**What the task requires**
Do not repeat pictures. Repeat exactly the lines of the listing below from its first line through the line with "const y = d3.scaleLinear().domain([0, 0.1]).range([B, T]);".

====

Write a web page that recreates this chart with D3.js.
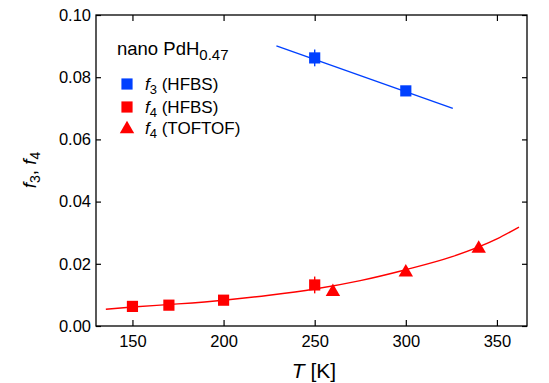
<!DOCTYPE html>
<html><head><meta charset="utf-8">
<script src="https://cdn.jsdelivr.net/npm/d3@7"></script>
<style>body{margin:0;background:#fff;} text{font-family:Arial,"Liberation Sans",sans-serif;}</style>
</head><body><svg id="c" width="549" height="383"></svg>
<script>
// Data
const f3T = [250, 300];
const f3Val = [0.0862, 0.0756];
const f3Err = [0.0027, 0];
const f4hT = [150, 170, 200, 250];
const f4hVal = [0.0063, 0.0067, 0.0083, 0.0132];
const f4hErr = [0, 0, 0, 0.0027];
const f4tT = [260, 300, 340];
const f4tVal = [0.0113, 0.0176, 0.0252];
const fit3T = [229, 325.8];
const fit3Val = [0.0901, 0.0700];
const fit4T = [135.4, 150, 175, 200, 225, 250, 275, 300, 325, 350, 362.1];
const fit4Val = [0.0054, 0.0061, 0.0071, 0.0083, 0.0099, 0.0119, 0.0146, 0.0181, 0.0222, 0.0280, 0.0318];
const xTicks = [150, 200, 250, 300, 350];
const yTicks = [0, 0.02, 0.04, 0.06, 0.08, 0.10];

const blue = "#0040ff", red = "#ff0000";
const L = 96, R = 527, T = 15, B = 326;
const svg = d3.select("#c");
const x = d3.scaleLinear().domain([130, 366.5]).range([L, R]);
const y = d3.scaleLinear().domain([0, 0.1]).range([B, T]);

// frame
svg.append("rect").attr("x", L).attr("y", T).attr("width", R - L).attr("height", B - T)
  .attr("fill", "none").attr("stroke", "#000").attr("stroke-width", 1.3);

function styleAxis(g, hideLabels) {
  g.select(".domain").remove();
  g.selectAll(".tick line").attr("stroke", "#000").attr("stroke-width", 1.2);
  g.selectAll(".tick text").attr("font-size", 16.5).attr("fill", "#000")
    .attr("font-family", "Arial, 'Liberation Sans', sans-serif");
  if (hideLabels) g.selectAll(".tick text").remove();
}
svg.append("g").attr("transform", `translate(0,${B})`)
  .call(d3.axisBottom(x).tickValues(xTicks).tickSize(-6).tickPadding(9).tickFormat(d3.format("d")))
  .call(g => styleAxis(g, false));
svg.append("g").attr("transform", `translate(0,${T})`)
  .call(d3.axisTop(x).tickValues(xTicks).tickSize(-6))
  .call(g => styleAxis(g, true));
svg.append("g").attr("transform", `translate(${L},0)`)
  .call(d3.axisLeft(y).tickValues(yTicks).tickSize(-5).tickPadding(5).tickFormat(d3.format(".2f")))
  .call(g => styleAxis(g, false));
svg.append("g").attr("transform", `translate(${R},0)`)
  .call(d3.axisRight(y).tickValues(yTicks).tickSize(-5))
  .call(g => styleAxis(g, true));

// axis titles
const xt = svg.append("text").attr("x", 314).attr("y", 378).attr("text-anchor", "middle").attr("font-size", 21);
xt.append("tspan").attr("font-style", "italic").text("T");
xt.append("tspan").text(" [K]");
const yt = svg.append("text").attr("transform", "translate(36,170) rotate(-90)").attr("text-anchor", "middle").attr("font-size", 19);
yt.append("tspan").attr("font-style", "italic").text("f");
yt.append("tspan").attr("font-size", 14).attr("dy", 4).text("3");
yt.append("tspan").attr("dy", -4).text(", ");
yt.append("tspan").attr("font-style", "italic").text("f");
yt.append("tspan").attr("font-size", 14).attr("dy", 4).text("4");

// fits
const line = d3.line().x(d => x(d[0])).y(d => y(d[1])).curve(d3.curveMonotoneX);
svg.append("path").attr("d", line(fit3T.map((t, i) => [t, fit3Val[i]])))
  .attr("fill", "none").attr("stroke", blue).attr("stroke-width", 1.4);
svg.append("path").attr("d", line(fit4T.map((t, i) => [t, fit4Val[i]])))
  .attr("fill", "none").attr("stroke", red).attr("stroke-width", 1.4);

// error bars
function errBars(ts, vs, es, color) {
  ts.forEach((t, i) => {
    if (es[i] > 0) svg.append("line").attr("x1", x(t)).attr("x2", x(t))
      .attr("y1", y(vs[i] - es[i])).attr("y2", y(vs[i] + es[i]))
      .attr("stroke", color).attr("stroke-width", 1.4);
  });
}
errBars(f3T, f3Val, f3Err, blue);
errBars(f4hT, f4hVal, f4hErr, red);

const sq = d3.symbol().type(d3.symbolSquare).size(125);
const tri = d3.symbol().type(d3.symbolTriangle).size(90);
f3T.forEach((t, i) => svg.append("path").attr("d", sq()).attr("fill", blue)
  .attr("transform", `translate(${x(t)},${y(f3Val[i])})`));
f4hT.forEach((t, i) => svg.append("path").attr("d", sq()).attr("fill", red)
  .attr("transform", `translate(${x(t)},${y(f4hVal[i])})`));
f4tT.forEach((t, i) => svg.append("path").attr("d", tri()).attr("fill", red)
  .attr("transform", `translate(${x(t)},${y(f4tVal[i]) + 1})`));

// legend
const title = svg.append("text").attr("x", 117).attr("y", 55).attr("font-size", 18.5);
title.append("tspan").text("nano PdH");
title.append("tspan").attr("font-size", 15).attr("dy", 5).text("0.47");
const leg = [
  {sym: sq, color: blue, sub: "3", label: " (HFBS)", y: 84},
  {sym: sq, color: red, sub: "4", label: " (HFBS)", y: 107},
  {sym: tri, color: red, sub: "4", label: " (TOFTOF)", y: 128}
];
leg.forEach(d => {
  svg.append("path").attr("d", d.sym()).attr("fill", d.color)
    .attr("transform", `translate(127,${d.y + (d.sym === tri ? 1 : 0)})`);
  const t = svg.append("text").attr("x", 145).attr("y", d.y + 6).attr("font-size", 17);
  t.append("tspan").attr("font-style", "italic").text("f");
  t.append("tspan").attr("font-size", 13).attr("dy", 4).text(d.sub);
  t.append("tspan").attr("dy", -4).text(d.label);
});
</script></body></html>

====

**Response**
Write a web page that recreates this chart with D3.js.
<!DOCTYPE html>
<html><head><meta charset="utf-8">
<script src="https://cdn.jsdelivr.net/npm/d3@7"></script>
<style>body{margin:0;background:#fff;} text{font-family:Arial,"Liberation Sans",sans-serif;}</style>
</head><body><svg id="c" width="549" height="383"></svg>
<script>
// Data
const f3T = [250, 300];
const f3Val = [0.0862, 0.0756];
const f3Err = [0.0027, 0];
const f4hT = [150, 170, 200, 250];
const f4hVal = [0.0063, 0.0067, 0.0083, 0.0132];
const f4hErr = [0, 0, 0, 0.0027];
const f4tT = [260, 300, 340];
const f4tVal = [0.0113, 0.0176, 0.0252];
const fit3T = [229, 325.8];
const fit3Val = [0.0901, 0.0700];
const fit4T = [135.4, 150, 175, 200, 225, 250, 275, 300, 325, 350, 362.1];
const fit4Val = [0.0054, 0.0061, 0.0071, 0.0083, 0.0099, 0.0119, 0.0146, 0.0181, 0.0222, 0.0280, 0.0318];
const xTicks = [150, 200, 250, 300, 350];
const yTicks = [0, 0.02, 0.04, 0.06, 0.08, 0.10];

const blue = "#0040ff", red = "#ff0000";
const L = 96, R = 527, T = 15, B = 326;
const svg = d3.select("#c");
const x = d3.scaleLinear().domain([130, 366.5]).range([L, R]);
const y = d3.scaleLinear().domain([0, 0.1]).range([B, T]);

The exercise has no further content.